On this view, the non-arbitrary character of dieophonic sound-meaning correspondences, and their referential indeterminacy, the apparent abstractness of their meanings, are closely connected. This connection between the non-arbitrariness of the meaningful element and the essentially metaphorical character of the meaning is clearly exemplified in these examples from Korean (cited in Diffloth 1972):

tɔllɔŋ tɔllɔŋ 1. sound of small bells.
2. swaying movement of something suspended.
3. feeling of being left along when everyone has gone.
4. someone appears flippant.
ttɔllɔŋ ttɔllɔŋ 1. sound of narrow bells, bells hit hard.
2. swaying movement of short object, tightly suspended.
3. feeling of being left alone when everyone has gone; shock of solitude comes more suddenly.

N.B. Diffloth cites more than twenty Korean exmaples from a "paradigm" created by holding constant the formal property "repeated disyllabic word with medial -l-"; this property seems to represent some meaning like "back and forth movement, socillation, suspension, etc." Apparently there are thousands of possible words in the ideophonic system of Korean, including the possibility of nonce formations.

The meaning of the distinction t/tt, in these examples, is again best considered as the ability of construct a metaphorical connection between the phonological opposition itself and any one of a class of rather different concepts.

Following what I believe is a fairly standard usage, we will call this mode of meaning, in which the signifié is a general metaphorical extension of some intrinsic property of the signifiant, by the term iconic. [...]
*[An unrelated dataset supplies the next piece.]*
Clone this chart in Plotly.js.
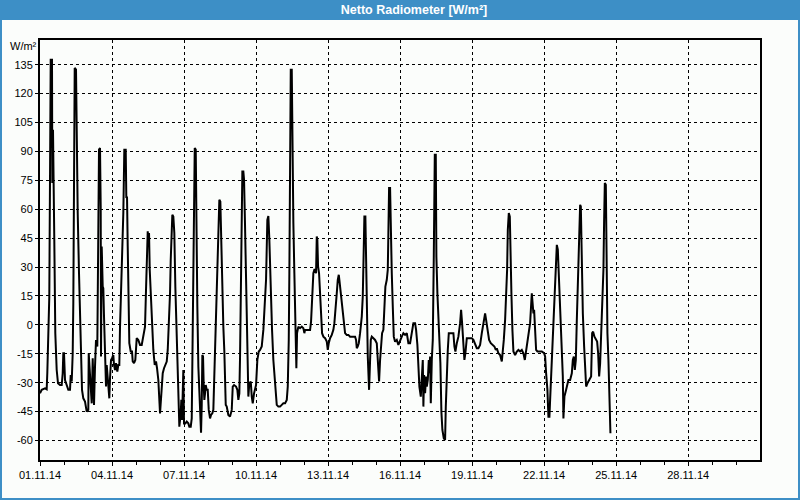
<!DOCTYPE html>
<html><head><meta charset="utf-8">
<script src="https://cdn.plot.ly/plotly-3.0.1.min.js"></script>
<style>html,body{margin:0;padding:0;background:#fbfdfb;}#chart{width:800px;height:500px;}</style>
</head><body><div id="chart"></div>
<script>
const chartTitle = 'Netto Radiometer [W/m²]';
const unitLabel = 'W/m²';
const startDate = '2014-11-01';
const endDate = '2014-11-30 23:50';
const yTickValues = [-60, -45, -30, -15, 0, 15, 30, 45, 60, 75, 90, 105, 120, 135];

// hours since 01.11.14 00:00
const hours = [
0,1.7,5,6.7,7.3,8.3,9.3,10,10.7,12,12.3,13,13.3,14.3,15.3,16.7,18,20,21.7,22.7,23.3,24,25,26.7,28.3,30,30.7,31.7,32.7,33.3,34,34.7,36,36.7,37.7,39,40,41,42,43.3,45,46.7,48.3,48.7,50,51,51.7,52.7,53.3,54,55,56,57.3,58,59,60,60.7,61,61.7,62.7,63.3,64,65,66,66.7,67.3,68.3,69.3,70,71,72,73.3,74,75,76,77.3,78.3,79.3,80,80.7,81.7,82.7,83.3,84.3,85.7,86.3,87,87.7,88.7,89.3,90.7,92,92.7,94,95.3,96.7,98.3,100,101.7,103.3,105,106,107,107.7,108.3,109,109.7,110.7,112,113.3,114.7,116,117,118.3,120,121,122,122.7,124,125,126.7,127.7,128.7,130,130.7,131.7,132.3,133.3,134.3,135.3,136.7,137.7,138.7,139.3,140.7,141.3,142,142.7,143.3,144,145.3,146.7,148.3,149.3,150.7,151.7,152.3,153.3,154,154.7,155.7,156.3,157.3,158.3,159.3,160.3,161,161.7,162.3,163,163.7,164.3,165,165.7,166.7,167.7,168.7,170,171,172.3,173.3,174.3,175.3,176.7,177.7,178.3,179.3,180.3,181,182,183.3,184.3,185.7,186.7,188.3,190,
191.7,192.7,194,196,197.3,198.3,199.3,200,200.7,201.3,202.3,203.3,204,205,206,207,207.7,208.3,209.3,210.7,211.7,212.7,214,215,216,217.3,218.7,220,221.7,223.3,224.3,226,227.3,228.3,229.3,230.7,232,233.3,235,236.7,238.3,240,241.7,243.3,245,246.7,247.7,248.7,249.3,250,250.7,251.7,252.3,253.3,254.3,255.3,256.3,257,258.3,260,261.7,263.3,264.3,265,266.7,268.3,270,271,272.3,273.3,274.3,275,276,276.7,277.3,278,279,280,281,282,283.3,285,286.7,287.7,288.7,290,291.7,293.3,294.3,295.3,296.7,297.7,298.7,299.3,300.7,302,303.3,305,306.7,308.3,310,313.3,315,316,316.7,317.7,318.7,320,321.7,322.7,323.3,324.3,325.3,326,326.7,327.7,329,330,330.7,331.7,333.3,335,336.7,337.7,339,340,341,342,343.3,344.3,345.3,346.7,347.7,348.3,349,350,350.7,351.7,352.7,353.7,355,356.7,358.3,
360,361.7,363.3,365,366.7,368.3,370,371.7,373.3,375,376,377.3,378.3,379.3,380.7,381.7,382.7,383.3,384,385,386,386.7,387.7,388.7,389.3,390,390.7,391.7,392.7,393.7,394.7,395.7,396.3,397.3,398.3,399.3,400.3,401.3,402.3,403.7,405,405.7,406.7,407.7,408.7,410,411.7,413.3,414.3,415.3,416.7,418.3,420,421,422,423.3,424.3,425.3,426.7,428.3,430,431.7,433.3,435,436.7,438.3,440,441.7,443.3,445,446,447.3,449,450.7,452.7,454.3,455.7,456.7,458.3,460,461.7,462.7,463.7,465,466,467,467.7,468.7,469.7,470.3,471.3,472.3,473.3,475,476.7,478.3,480,481.7,483.3,484.7,486,487.3,488.7,
490,491.7,493.3,494,495,496,497.3,501.7,504,505,506,507.3,508.3,509.3,510,511,512,513.3,514.7,515.7,516.7,517.7,518.7,520,521.3,522.7,523.3,524.3,526,527.3,528.3,530,531.7,532.7,533.7,534.7,535.7,536.7,537.7,538.7,539.3,540,540.7,541.7,542.7,544,545,546,547.3,549.3,551,552,553,554.3,555.7,557,558,559,560,561,562,562.7,563.3,564,564.7,565.7,566.3,567.3,568.3,569,569.7,570.3
];
const values = [
-35.5,-33.7,-32.9,-33.4,-25.1,-4.3,14.7,75.3,137.6,137.6,73.6,101.2,71.8,44.1,-4.3,-23.4,-30.3,-31.2,-31.2,-25.1,-14.7,-14.7,-28.6,-32,-33.7,-33.7,-26,-29.4,-14.7,11.2,71.8,133.3,132.4,85.7,58,26.8,4.3,-16.4,-33.7,-38.1,-39.8,-45,-44.1,-14.7,-25.1,-32,-40.7,-17.3,-25.1,-41.5,-21.6,-7.8,-11.2,37.2,90.9,91.7,61.4,-16.4,40.7,19.9,19,4.3,-19.9,-32,-20.8,-25.1,-32,-38.1,-27.7,-18.2,-17.3,-15.6,-20.8,-23.4,-19.9,-24.2,-20.8,-20.8,-0.9,13,33.7,40.7,58,90.9,90.9,65.8,66.6,40.7,16.4,-9.5,-13.8,-13.8,-19,-19.9,-18.2,-6.9,-7.8,-10.4,-10.4,-6.1,-0.9,18.2,40.7,48.5,44.1,47.6,28.6,14.7,-3.5,-13,-20.8,-19,-22.5,-28.6,-45.9,-38.9,-33.7,-25.1,-22.5,-20.8,-19,-13,-2.6,16.4,33.7,54.5,57.1,56.2,47.6,19.9,-4.3,-21.6,-51.1,-52.8,-45.9,-38.9,-49.3,-25.1,-23.4,-51.1,-51.1,-50.2,-51.1,-52.8,-52.8,-48.5,-25.1,9.5,44.1,91.7,90.9,52.8,9.5,-21.6,-35.5,-51.9,-56,-41.5,-15.6,-16.4,-32,-38.9,-35.5,-31.2,-33.7,-33.7,-44.1,-48.5,-46.7,-45.9,-44.1,-23.4,-7.8,16.4,40.7,56.2,64.9,64,44.1,26.8,-0.9,-13.8,-41.5,-42.4,-46.7,-47.6,
-44.1,-32,-31.2,-32,-33.7,-38.9,-35.5,-16.4,23,52.8,79.6,79.6,75.3,51,18.2,-4.3,-16.4,-37.2,-30.3,-29.4,-37.2,-40.7,-35.5,-33.7,-31.2,-18.2,-13.8,-13,-11.2,-2.6,9.5,23.4,54.5,56.5,44.1,13,-2.6,-18.2,-32,-41.5,-42.4,-42.4,-41.5,-40.7,-40.7,-38.9,-32,-7.8,26.8,77,132.4,132.4,82.2,52.8,26.8,-4.3,-22.5,-4.3,-0.9,-1.7,-0.9,-1.7,-4.3,-2.6,-2.6,-2.6,-2.6,1.7,13,26.8,28.6,28.6,26.8,45.9,44.1,30.3,26.8,16.4,6,-4.3,-6.1,-6.9,-8.7,-13,-9.5,-6.9,-5.2,-2.6,0.9,6,16.4,23.4,26,23.4,16.4,9.5,2.6,-4.3,-5.2,-5.2,-6.1,-6.1,-6.1,-7.8,-12.1,-11.2,-9.5,-4.3,4.3,14.7,35.5,56.2,56.2,35.5,9.5,-16.4,-33.7,-11.2,-7.8,-6.1,-6.9,-7.8,-9.5,-18.2,-29.4,-18.2,-7.8,-4.3,-2.6,6,19.9,23.4,28.6,47.6,71,71,44.1,26.8,9.5,-6.1,-8.7,-7.8,-10.4,
-7.8,-6.1,-4.3,-5.2,-4.3,-9.5,-9.5,-4.3,0.9,0.9,-2.6,-10.4,-25.1,-32,-37.2,-28.6,-18.2,-42.4,-26,-35.5,-26.8,-32,-28.6,-18.2,-25.1,-16.4,-40.7,-18.2,-7.8,35.5,88.3,88.3,35.5,16.4,4.3,-11.2,-19.9,-45,-54.5,-58.8,-59.7,-42.4,-25.1,-13,-4.3,-4.3,-4.3,-4.3,-11.2,-13.8,-9.5,-6.1,0.9,7.8,0.9,-11.2,-18.2,-14.7,-6.9,-6.9,-6.9,-6.9,-7.8,-10.4,-12.1,-12.1,-10.4,-4.3,0.9,6,2.6,-2.6,-7.8,-9.5,-10.4,-11.2,-13,-12.1,-14.7,-15.6,-19,-14.7,-7.8,2.6,16.4,28.6,49.3,58,56.2,33.7,16.4,-2.6,-13.8,-15.6,-13.8,-13,-13.8,-13,-14.7,-18.2,-13.8,-9.5,-4.3,
0.9,16.4,6,7.8,-4.3,-13,-13.8,-13.8,-14.7,-16.4,-25.1,-33.7,-47.6,-47.6,-38.9,-26.8,-18.2,2.6,19.9,32,41.5,39,26.8,4.3,-11.2,-26.8,-48.5,-37.2,-33.7,-30.3,-28.6,-28.6,-25.1,-18.2,-16.4,-23.4,-18.2,2.6,19.9,26.8,45.9,62.3,61.4,26.8,6,-11.2,-23.4,-32,-30.3,-28.6,-26.8,-4.3,-3.5,-6.1,-7.8,-8.7,-14.7,-26.8,-20,-7.8,7.8,16.4,28.6,54.5,73.6,72.7,28.6,-4.3,-18.2,-35.5,-52.8,-56.2
];

function pad(n){return (n<10?'0':'')+n;}
const baseMs = Date.parse(startDate + 'T00:00:00Z');
const xDates = hours.map(function(h){
  const d = new Date(baseMs + Math.round(h*3600000));
  return d.getUTCFullYear()+'-'+pad(d.getUTCMonth()+1)+'-'+pad(d.getUTCDate())+' '+pad(d.getUTCHours())+':'+pad(d.getUTCMinutes())+':'+pad(d.getUTCSeconds());
});

const W=800,H=500,L=40,R=40,T=40,B=40,PW=W-L-R,PH=H-T-B;
function px2x(X){return (X-L)/PW;}
function px2y(Y){return (H-B-Y)/PH;}
const blue='#3d8fc6', bg='#fbfdfb';
const fontFam='"Liberation Sans", Arial, sans-serif';
const DAY=86400000;

const trace = {x:xDates, y:values, type:'scatter', mode:'lines',
  line:{color:'#000', width:2, shape:'linear'}, hoverinfo:'skip'};

const layout = {
  width:W, height:H,
  margin:{l:L,r:R,t:T,b:B,pad:0},
  paper_bgcolor:bg, plot_bgcolor:bg,
  font:{family:fontFam, size:11, color:'#000'},
  showlegend:false,
  title:{text:chartTitle, xref:'container', yref:'container', x:414/W, xanchor:'center', y:1-10/H, yanchor:'middle',
    font:{family:fontFam, size:12.5, color:'#ffffff', weight:'bold'}},
  xaxis:{type:'date', range:[startDate, endDate], tick0:startDate, dtick:3*DAY, tickformat:'%d.%m.%y',
    showgrid:true, gridcolor:'#000', gridwidth:1, griddash:'3px,3px',
    showline:true, linecolor:'#000', linewidth:2, mirror:true, zeroline:false,
    ticks:'outside', ticklen:4, tickwidth:1, tickcolor:'#000',
    minor:{dtick:DAY, tick0:startDate, ticks:'outside', ticklen:3, tickwidth:1, tickcolor:'#000', showgrid:false},
    tickfont:{family:fontFam, size:11, color:'#000'}, fixedrange:true},
  yaxis:{range:[-70.1,147.8], tickvals:yTickValues, ticktext:yTickValues.map(String),
    showgrid:true, gridcolor:'#000', gridwidth:1, griddash:'3px,3px',
    showline:true, linecolor:'#000', linewidth:2, mirror:true, zeroline:false,
    ticks:'outside', ticklen:3, tickwidth:1, tickcolor:'#000',
    tickfont:{family:fontFam, size:11, color:'#000'}, fixedrange:true},
  shapes:[
    {type:'rect', xref:'paper', yref:'paper', x0:px2x(0), x1:px2x(W), y0:px2y(20), y1:px2y(0),
     fillcolor:blue, line:{width:0}, layer:'below'},
    {type:'rect', xref:'paper', yref:'paper', x0:px2x(1), x1:px2x(W-1), y0:px2y(H-1), y1:px2y(1),
     fillcolor:'rgba(0,0,0,0)', line:{color:blue, width:2}, layer:'below'}
  ],
  annotations:[
    {text:unitLabel, xref:'paper', yref:'paper', x:px2x(23), y:px2y(46), xanchor:'center', yanchor:'middle',
     showarrow:false, font:{family:fontFam, size:11, color:'#000'}}
  ]
};
Plotly.newPlot('chart', [trace], layout, {displayModeBar:false, staticPlot:true});
</script>
</body></html>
Iconic meaning is also characteristic of non-linguistic expressive noises, gestures, etc. However, an interesting aspect of ideophonic systems is that they are linguistic, made up of phonemic sequences which are often arranged according to fairly restrictive morpheme structure constraints. As a result, they are more prone to conventionalization than paralinguistic systems generally are -- the range of possible metaphors is often restricted, the meanings of the ideophonic elements become less iconic and more arbitrary, and the degree of compositionality of the resulting ideophonic words may decrease, in just the same way that polymorphemic words in general decrease in compositionality across time.

For more on this, from people who know a lot more about than I do, you could take a look at two relatively recent books:

Leanne Hinton, ed., Sound Symbolism, CUP 1994
Erhard Friedrich Karl Voeltz & Christa Kilian-Hatz, eds., Ideophones, John Benjamins, 2001

[John Cowan writes:

Even Wilkins's language doesn't truly have phonemes with consistent meaning. All that can be said is that words for closely related concept differ in the last phoneme, and so on up the tree, but initial 'r' does not mean the same thing as 'r' in the third position: the former has a single (broad) meaning, but the latter's meaning depends on the identity of the first two phonemes.
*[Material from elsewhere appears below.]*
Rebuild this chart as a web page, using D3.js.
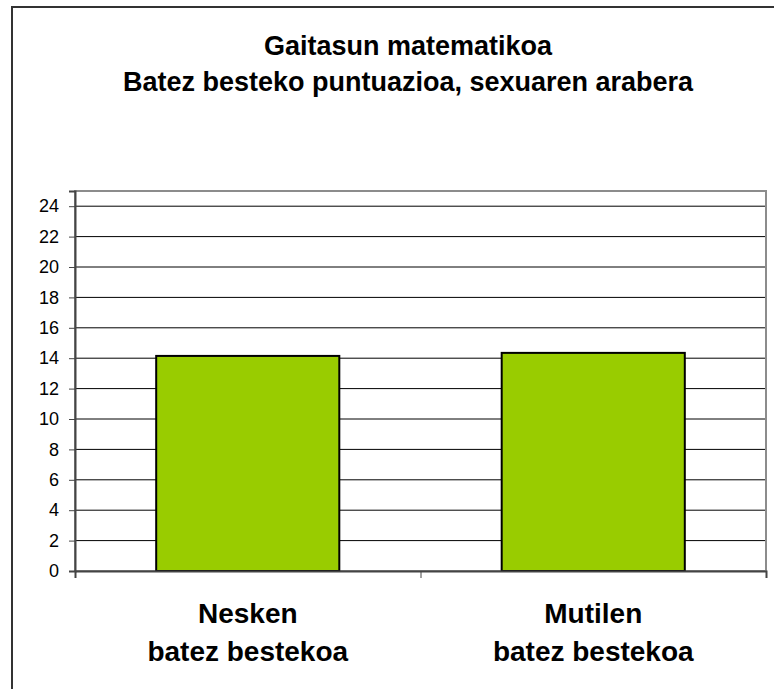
<!DOCTYPE html>
<html><head><meta charset="utf-8">
<script src="https://cdn.jsdelivr.net/npm/d3@7"></script>
<style>body{margin:0;background:#fff;} svg{display:block;}</style>
</head><body>
<svg id="chart" width="774" height="689"></svg>
<script>
const titleLines = ["Gaitasun matematikoa", "Batez besteko puntuazioa, sexuaren arabera"];
const categories = ["Nesken batez bestekoa", "Mutilen batez bestekoa"];
const categoryLines = [["Nesken", "batez bestekoa"], ["Mutilen", "batez bestekoa"]];
const values = [14.15, 14.35];
const yTicks = [0, 2, 4, 6, 8, 10, 12, 14, 16, 18, 20, 22, 24];
const yMax = 25;

const svg = d3.select("#chart");
const font = "'Liberation Sans', Arial, sans-serif";

// outer frame
svg.append("rect").attr("x", 12).attr("y", 7).attr("width", 800).attr("height", 720)
  .attr("fill", "none").attr("stroke", "#333").attr("stroke-width", 2);

const L = 75, R = 766, T = 191, B = 571;
const x = d3.scaleBand().domain(categories).range([L, R]).paddingInner(0.47).paddingOuter(0.235);
const y = d3.scaleLinear().domain([0, yMax]).range([B, T]);

// gridlines
svg.append("g").selectAll("line").data(yTicks.filter(d => d > 0)).join("line")
  .attr("x1", L).attr("x2", R).attr("y1", d => y(d)).attr("y2", d => y(d))
  .attr("stroke", "#000").attr("stroke-width", 1);

// plot border
svg.append("rect").attr("x", L).attr("y", T).attr("width", R - L).attr("height", B - T)
  .attr("fill", "none").attr("stroke", "#8c8c8c").attr("stroke-width", 2);

// bars
svg.append("g").selectAll("rect").data(values).join("rect")
  .attr("x", (d, i) => x(categories[i])).attr("width", x.bandwidth())
  .attr("y", d => y(d)).attr("height", d => B - y(d))
  .attr("fill", "#99cc00").attr("stroke", "#000").attr("stroke-width", 2);

// y axis
const yAxis = d3.axisLeft(y).tickValues(yTicks).tickSize(6).tickPadding(10);
const gy = svg.append("g").attr("transform", `translate(${L},0)`).call(yAxis);
gy.select(".domain").attr("stroke", "#444").attr("stroke-width", 2);
gy.selectAll(".tick line").attr("stroke", "#444");
gy.selectAll("text").attr("font-family", font).attr("font-size", 18).attr("fill", "#000");

// x axis
const xb = d3.scaleLinear().domain([0, categories.length]).range([L, R]);
const xAxis = d3.axisBottom(xb).tickValues(d3.range(categories.length + 1)).tickSize(7).tickFormat("");
const gx = svg.append("g").attr("transform", `translate(0,${B})`).call(xAxis);
gx.select(".domain").attr("stroke", "#444").attr("stroke-width", 2);
gx.selectAll(".tick line").attr("stroke", "#444");

// category labels
categoryLines.forEach((lines, i) => {
  const cx = x(categories[i]) + x.bandwidth() / 2;
  lines.forEach((t, j) => {
    svg.append("text").attr("x", cx).attr("y", 623 + j * 38)
      .attr("text-anchor", "middle").attr("font-family", font)
      .attr("font-size", 28).attr("font-weight", "bold").text(t);
  });
});

// title
titleLines.forEach((t, j) => {
  svg.append("text").attr("x", 408).attr("y", 55 + j * 36)
    .attr("text-anchor", "middle").attr("font-family", font)
    .attr("font-size", 27).attr("font-weight", "bold").text(t);
});
</script>
</body></html>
Put that way, the language isn't so very different from natural languages with single-phoneme morphemes, like the one-letter clitic prepositions in the Slavic languages, or the "changed tone" in Cantonese, which is a set of homophonous bound morphemes (or a single highly polysemous one) that changes the tone of the preceding syllable to mid rising (35). In both cases, these morphemes formerly had more phonemes that have been lost; the 35 toneme was apparently once a whole syllable that happened to have 35 tone.